Abdulla Al Kathiri writes:
You have a point, but the mathematical approach of Haskell of different function cases is quite readable and straight forward.
You seem to have quite missed that point, though. The point is that although borrowing tech from Haskell for Python is a *great* idea (almost as yuge as "namespaces" ;-), Python is not Haskell, and will do those things its own way.
In this case we already have a perfectly good syntax for this, it's just that it occurs in the explicit match statement rather than implicitly when a function is defined multiple times.
The fact that the Haskell style is often less verbose is likely to carry zero weight. The fact that it means two ways of doing the same thing (one being more general and flexible), is a potential detriment, although not always an idea killer.
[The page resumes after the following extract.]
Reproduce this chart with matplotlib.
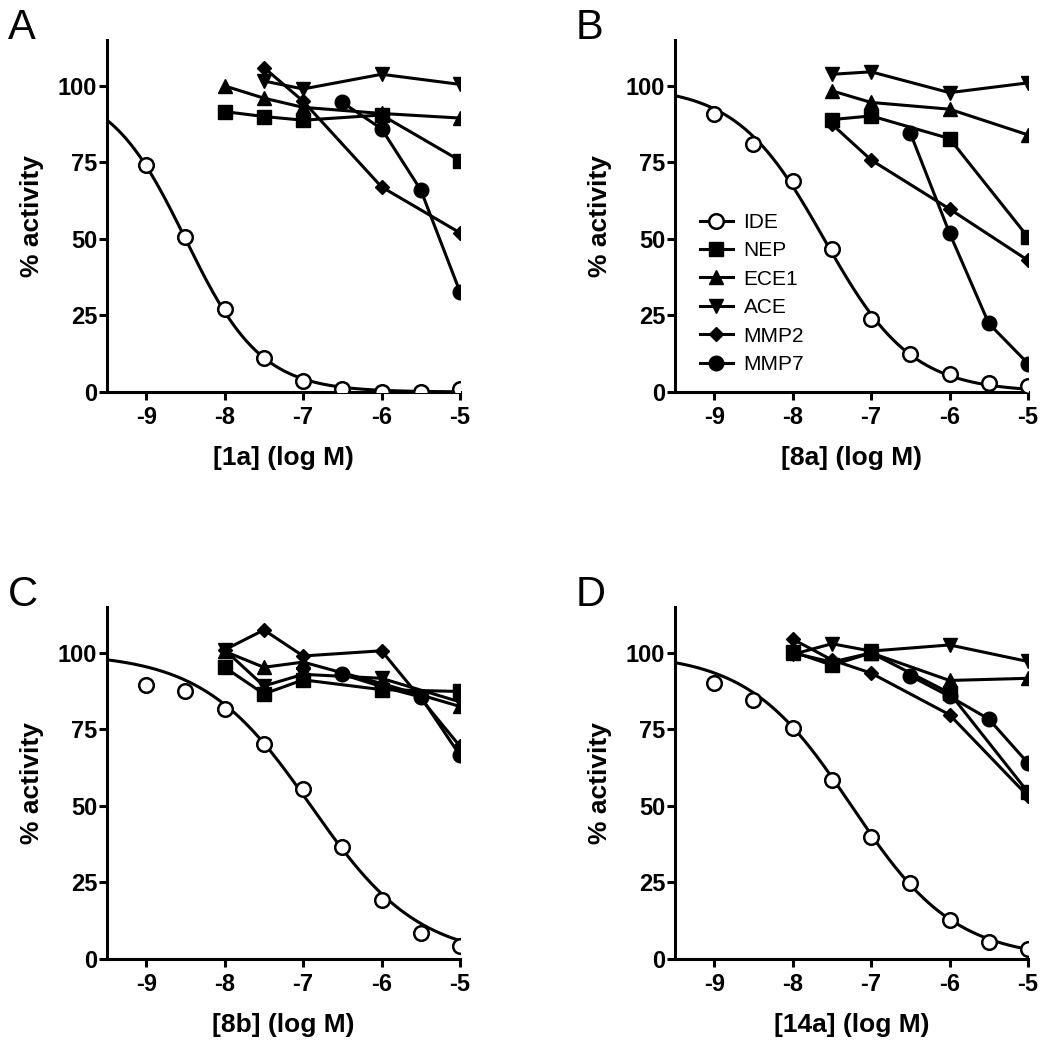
import numpy as np
import matplotlib
matplotlib.use('Agg')
import matplotlib.pyplot as plt
from matplotlib.lines import Line2D

plt.rcParams['font.family'] = ['Liberation Sans', 'DejaVu Sans']
plt.rcParams['axes.unicode_minus'] = False

# log concentrations
x_ide = [-9, -8.5, -8, -7.5, -7, -6.5, -6, -5.5, -5]
x_five = [-8, -7.5, -7, -6, -5]
x_four = [-7.5, -7, -6, -5]
x_mmp7 = [-6.5, -6, -5.5, -5]

# panel A: [1a]
ide_A = [74, 50.5, 27, 11, 3.5, 1, 0, 0, 1]
nep_A = [91.6, 90, 88.8, 90.5, 75.6]
ece1_A = [100, 96, 93, 91, 89.5]
ace_A = [101.6, 99, 103.8, 100.5]
mmp2_A = [106, 95, 67, 52]
mmp7_A = [94.6, 86, 66, 32.7]
fit_A = (100, 0, -8.5, 0.9)   # top, bottom, logIC50, hill

# panel B: [8a]
ide_B = [90.8, 81, 68.8, 46.6, 24, 12.4, 5.9, 2.8, 2]
nep_B = [89, 90.2, 82.8, 50.6]
ece1_B = [98.4, 94.6, 92.4, 84]
ace_B = [103.8, 104.6, 97.8, 101]
mmp2_B = [87.5, 75.8, 59.8, 43]
mmp7_B = [84.6, 51.9, 22.4, 9.3]
fit_B = (100, 0, -7.6, 0.78)

# panel C: [8b]
ide_C = [89.5, 87.4, 81.8, 70.2, 55.6, 36.7, 19.3, 8.5, 4.1]
nep_C = [95.3, 86.6, 91.2, 88, 87.4]
ece1_C = [100.5, 95.3, 97, 90, 82.5]
ace_C = [101, 89.2, 93, 91.7, 84]
mmp2_C = [101, 107.5, 99, 100.7, 69.5]
mmp7_C = [93, 89, 85.6, 66.5]
fit_C = (100, 0, -6.9, 0.63)

# panel D: [14a]
ide_D = [90.3, 84.7, 75.5, 58.6, 39.8, 24.7, 12.8, 5.6, 3.3]
nep_D = [100.4, 96, 100, 86.9, 54.5]
ece1_D = [100, 97, 100, 91, 91.7]
ace_D = [99.5, 103, 100.6, 102.6, 97.2]
mmp2_D = [104.5, 97.7, 93.4, 79.8, 53.2]
mmp7_D = [92.5, 85.8, 78.4, 64]
fit_D = (100, 0, -7.25, 0.66)

panels = [
    ('A', '[1a] (log M)', ide_A, fit_A, (x_five, nep_A), (x_five, ece1_A), (x_four, ace_A), (x_four, mmp2_A), (x_mmp7, mmp7_A)),
    ('B', '[8a] (log M)', ide_B, fit_B, (x_four, nep_B), (x_four, ece1_B), (x_four, ace_B), (x_four, mmp2_B), (x_mmp7, mmp7_B)),
    ('C', '[8b] (log M)', ide_C, fit_C, (x_five, nep_C), (x_five, ece1_C), (x_five, ace_C), (x_five, mmp2_C), (x_mmp7, mmp7_C)),
    ('D', '[14a] (log M)', ide_D, fit_D, (x_five, nep_D), (x_five, ece1_D), (x_five, ace_D), (x_five, mmp2_D), (x_mmp7, mmp7_D)),
]

W = 1050.0
rects = [(107, 40), (675, 40), (107, 607), (675, 607)]  # left, top px
aw, ah = 353, 352

fig = plt.figure(figsize=(10.5, 10.5), dpi=100)
lw = 2.2
for (letter, xlab, ide, fit, nep, ece1, ace, mmp2, mmp7), (lx, ty) in zip(panels, rects):
    ax = fig.add_axes([lx / W, 1 - (ty + ah) / W, aw / W, ah / W])
    top, bot, c, h = fit
    xs = np.linspace(-9.5, -5, 300)
    ax.plot(xs, bot + (top - bot) / (1 + 10 ** ((xs - c) * h)), color='k', lw=lw, zorder=2)
    ax.plot(x_ide, ide, ls='none', marker='o', ms=10.5, mfc='white', mec='k', mew=1.8, label='IDE', zorder=3)
    styles = [(nep, 's', 9.5, 'NEP'), (ece1, '^', 10, 'ECE1'), (ace, 'v', 10, 'ACE'),
              (mmp2, 'D', 7.5, 'MMP2'), (mmp7, 'o', 10.5, 'MMP7')]
    for (xx, yy), m, ms, lab in styles:
        ax.plot(xx, yy, color='k', lw=lw, marker=m, ms=ms, mfc='k', mec='k', label=lab, zorder=4)
    ax.set_xlim(-9.5, -5)
    ax.set_ylim(0, 115)
    ax.set_xticks([-9, -8, -7, -6, -5])
    ax.set_yticks([0, 25, 50, 75, 100])
    for s in ['top', 'right']:
        ax.spines[s].set_visible(False)
    for s in ['left', 'bottom']:
        ax.spines[s].set_linewidth(lw)
    ax.tick_params(direction='out', length=6, width=lw, labelsize=17)
    ax.tick_params(axis='y', pad=1)
    ax.tick_params(axis='x', pad=4)
    for t in ax.get_xticklabels() + ax.get_yticklabels():
        t.set_fontweight('bold')
    ax.set_xlabel(xlab, fontsize=19, fontweight='bold', labelpad=12)
    ax.set_ylabel('% activity', fontsize=19, fontweight='bold', labelpad=10)
    fig.text((lx - 99) / W, 1 - (ty - 1) / W, letter, fontsize=30, ha='left', va='baseline')
    if letter == 'B':
        hs, ls = ax.get_legend_handles_labels()
        hs[0] = Line2D([], [], color='k', lw=lw, marker='o', ms=10.5, mfc='white', mec='k', mew=1.8)
        ax.legend(hs, ls, loc='center left', bbox_to_anchor=(0.07, 0.28), frameon=False,
                  fontsize=15, handlelength=1.6, handletextpad=0.5, labelspacing=0.45,
                  borderpad=0, borderaxespad=0)

fig.savefig('out.png', dpi=100)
Also, arguing that "other languages do this and it's fine for them" doesn't help here for syntax -- it frequently does carry weight for the feature itself (Haskell was mentioned more than once in advocating some kind of match statement or expression). You need to argue either that "this is a common (enough) thing to do and it's so verbose that this much more concise way of expressing it is much more readable" or that "this is something that Python can't currently do without [some horrible hack], and it can't really be expressed in a function, but this syntax looks very natural in a Python program and does the job".
Nobody will hate on you for disagreeing with all that, but you'll be more able to get things done if you present syntax proposals in those ways.